■ Data block:
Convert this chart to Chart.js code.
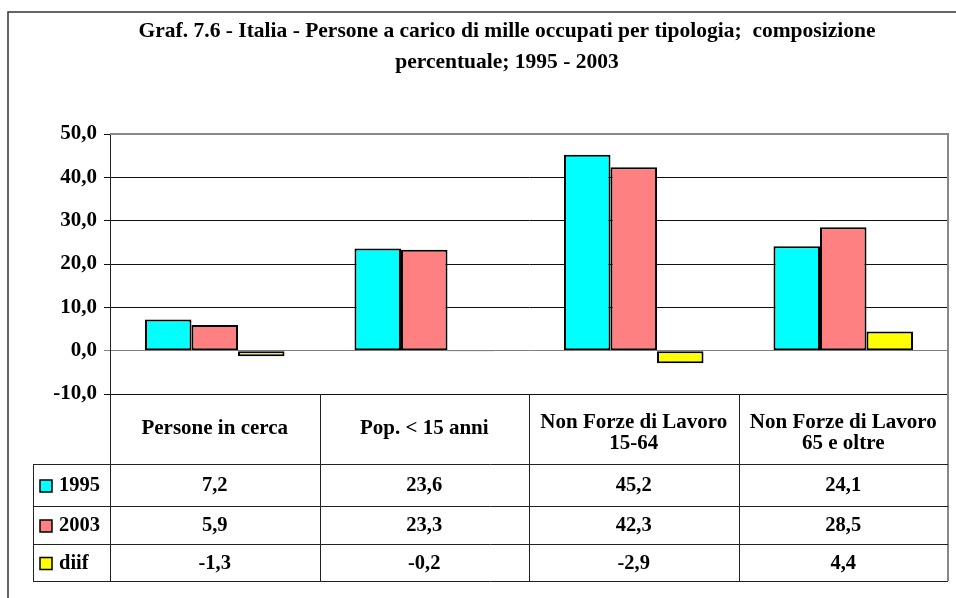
<!DOCTYPE html>
<html>
<head>
<meta charset="utf-8">
<script src="https://cdn.jsdelivr.net/npm/chart.js@4.4.1/dist/chart.umd.min.js"></script>
<style>
  html, body { margin: 0; padding: 0; background: #fff; }
  #chart { display: block; }
</style>
</head>
<body>
<canvas id="chart" width="956" height="598"></canvas>
<script>
// Data
const categories = ["Persone in cerca", "Pop. < 15 anni", ["Non Forze di Lavoro", "15-64"], ["Non Forze di Lavoro", "65 e oltre"]];
const seriesNames = ["1995", "2003", "diif"];
const values1995 = [7.2, 23.6, 45.2, 24.1];
const values2003 = [5.9, 23.3, 42.3, 28.5];
const valuesDiif = [-1.3, -0.2, -2.9, 4.4];
const yMin = -10, yMax = 50, yStep = 10;
const titleLines = ["Graf. 7.6 - Italia - Persone a carico di mille occupati per tipologia;  composizione", "percentuale; 1995 - 2003"];

const colors = ["#00ffff", "#ff8080", "#ffff00"];
const FONT = "'Liberation Serif', 'Times New Roman', serif";

// comma decimals, one digit
function fmt(v) {
  return v.toFixed(1).replace(".", ",");
}

// ===== Frame, title and data table under the plot =====
const tablePlugin = {
  id: "dataTable",
  afterDraw(chart) {
    const ctx = chart.ctx;
    const area = chart.chartArea;
    const x = chart.scales.x;
    const n = categories.length;
    const colW = (area.right - area.left) / n;
    const legendLeft = 33;
    const headerBottom = 464;
    const rowBottoms = [506, 544, 581];
    const seriesValues = [values1995, values2003, valuesDiif];

    ctx.save();

    // outer frame
    ctx.strokeStyle = "#333";
    ctx.lineWidth = 1.5;
    ctx.beginPath();
    ctx.moveTo(8, 700);
    ctx.lineTo(8, 12);
    ctx.lineTo(1000, 12);
    ctx.stroke();

    // title
    ctx.fillStyle = "#000";
    ctx.font = "bold 21.5px " + FONT;
    ctx.textAlign = "center";
    ctx.textBaseline = "middle";
    ctx.fillText(titleLines[0], 507, 31);
    ctx.fillText(titleLines[1], 507, 62);

    // plot border (top and right)
    ctx.strokeStyle = "#888";
    ctx.lineWidth = 2;
    ctx.beginPath();
    ctx.moveTo(area.left, area.top);
    ctx.lineTo(area.right, area.top);
    ctx.lineTo(area.right, rowBottoms[2]);
    ctx.stroke();

    // table lines
    ctx.strokeStyle = "#222";
    ctx.lineWidth = 1;
    ctx.beginPath();
    // left axis continues down the table
    ctx.moveTo(area.left + 0.5, area.bottom);
    ctx.lineTo(area.left + 0.5, rowBottoms[2]);
    for (let i = 1; i < n; i++) {
      const cx = Math.round(area.left + i * colW) + 0.5;
      ctx.moveTo(cx, area.bottom);
      ctx.lineTo(cx, rowBottoms[2]);
    }
    // header bottom and row lines
    [headerBottom].concat(rowBottoms).forEach(y => {
      ctx.moveTo(legendLeft, y + 0.5);
      ctx.lineTo(area.right, y + 0.5);
    });
    // legend column left edge
    ctx.moveTo(legendLeft + 0.5, headerBottom);
    ctx.lineTo(legendLeft + 0.5, rowBottoms[2]);
    ctx.stroke();

    // header labels
    ctx.fillStyle = "#000";
    ctx.font = "bold 21px " + FONT;
    ctx.textAlign = "center";
    ctx.textBaseline = "middle";
    categories.forEach((label, i) => {
      const cx = x.getPixelForValue(i);
      const lines = Array.isArray(label) ? label : [label];
      const mid = (area.bottom + headerBottom) / 2 + (lines.length > 1 ? 4 : 0);
      const lh = 21;
      lines.forEach((t, j) => {
        ctx.fillText(t, cx, mid + (j - (lines.length - 1) / 2) * lh);
      });
    });

    // value rows with legend keys
    let top = headerBottom;
    seriesValues.forEach((vals, r) => {
      const bottom = rowBottoms[r];
      const cy = (top + bottom) / 2 + 1;
      // legend swatch
      ctx.fillStyle = colors[r];
      ctx.fillRect(40, cy - 6, 12, 12);
      ctx.strokeStyle = "#000";
      ctx.lineWidth = 1.5;
      ctx.strokeRect(40, cy - 6, 12, 12);
      ctx.fillStyle = "#000";
      ctx.font = "bold 20.5px " + FONT;
      ctx.textAlign = "left";
      ctx.fillText(seriesNames[r], 59, cy);
      ctx.textAlign = "center";
      vals.forEach((v, i) => {
        ctx.fillText(fmt(v), x.getPixelForValue(i), cy);
      });
      top = bottom;
    });

    ctx.restore();
  }
};

const datasets = [values1995, values2003, valuesDiif].map((vals, i) => ({
  label: seriesNames[i],
  data: vals,
  backgroundColor: colors[i],
  borderColor: "#000",
  borderWidth: 2,
  borderSkipped: false,
  barPercentage: 1.0,
  categoryPercentage: 0.666
}));

new Chart(document.getElementById("chart"), {
  type: "bar",
  data: { labels: categories, datasets: datasets },
  options: {
    responsive: false,
    animation: false,
    layout: { padding: { left: 0, right: 8, top: 134, bottom: 204 } },
    plugins: {
      legend: { display: false },
      title: { display: false },
      tooltip: { enabled: false }
    },
    scales: {
      x: { display: false },
      y: {
        min: yMin,
        max: yMax,
        afterFit(scale) { scale.width = 110; },
        ticks: {
          stepSize: yStep,
          padding: 7,
          color: "#000",
          font: { family: FONT, size: 21, weight: "bold" },
          callback: v => fmt(v)
        },
        grid: {
          color: c => (c.tick && c.tick.value === 0) ? "#808080" : "#111",
          lineWidth: 1,
          tickLength: 6
        },
        border: { display: true, color: "#222", width: 1 }
      }
    }
  },
  plugins: [tablePlugin]
});
</script>
</body>
</html>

■ Problem:
Repeat the listing above from its first line through the line that contains "ctx.fillText(titleLines[1], 507, 62);", both included, and nothing more. Drop the pictures.

■ Answer below:
Convert this chart to Chart.js code.
<!DOCTYPE html>
<html>
<head>
<meta charset="utf-8">
<script src="https://cdn.jsdelivr.net/npm/chart.js@4.4.1/dist/chart.umd.min.js"></script>
<style>
  html, body { margin: 0; padding: 0; background: #fff; }
  #chart { display: block; }
</style>
</head>
<body>
<canvas id="chart" width="956" height="598"></canvas>
<script>
// Data
const categories = ["Persone in cerca", "Pop. < 15 anni", ["Non Forze di Lavoro", "15-64"], ["Non Forze di Lavoro", "65 e oltre"]];
const seriesNames = ["1995", "2003", "diif"];
const values1995 = [7.2, 23.6, 45.2, 24.1];
const values2003 = [5.9, 23.3, 42.3, 28.5];
const valuesDiif = [-1.3, -0.2, -2.9, 4.4];
const yMin = -10, yMax = 50, yStep = 10;
const titleLines = ["Graf. 7.6 - Italia - Persone a carico di mille occupati per tipologia;  composizione", "percentuale; 1995 - 2003"];

const colors = ["#00ffff", "#ff8080", "#ffff00"];
const FONT = "'Liberation Serif', 'Times New Roman', serif";

// comma decimals, one digit
function fmt(v) {
  return v.toFixed(1).replace(".", ",");
}

// ===== Frame, title and data table under the plot =====
const tablePlugin = {
  id: "dataTable",
  afterDraw(chart) {
    const ctx = chart.ctx;
    const area = chart.chartArea;
    const x = chart.scales.x;
    const n = categories.length;
    const colW = (area.right - area.left) / n;
    const legendLeft = 33;
    const headerBottom = 464;
    const rowBottoms = [506, 544, 581];
    const seriesValues = [values1995, values2003, valuesDiif];

    ctx.save();

    // outer frame
    ctx.strokeStyle = "#333";
    ctx.lineWidth = 1.5;
    ctx.beginPath();
    ctx.moveTo(8, 700);
    ctx.lineTo(8, 12);
    ctx.lineTo(1000, 12);
    ctx.stroke();

    // title
    ctx.fillStyle = "#000";
    ctx.font = "bold 21.5px " + FONT;
    ctx.textAlign = "center";
    ctx.textBaseline = "middle";
    ctx.fillText(titleLines[0], 507, 31);
    ctx.fillText(titleLines[1], 507, 62);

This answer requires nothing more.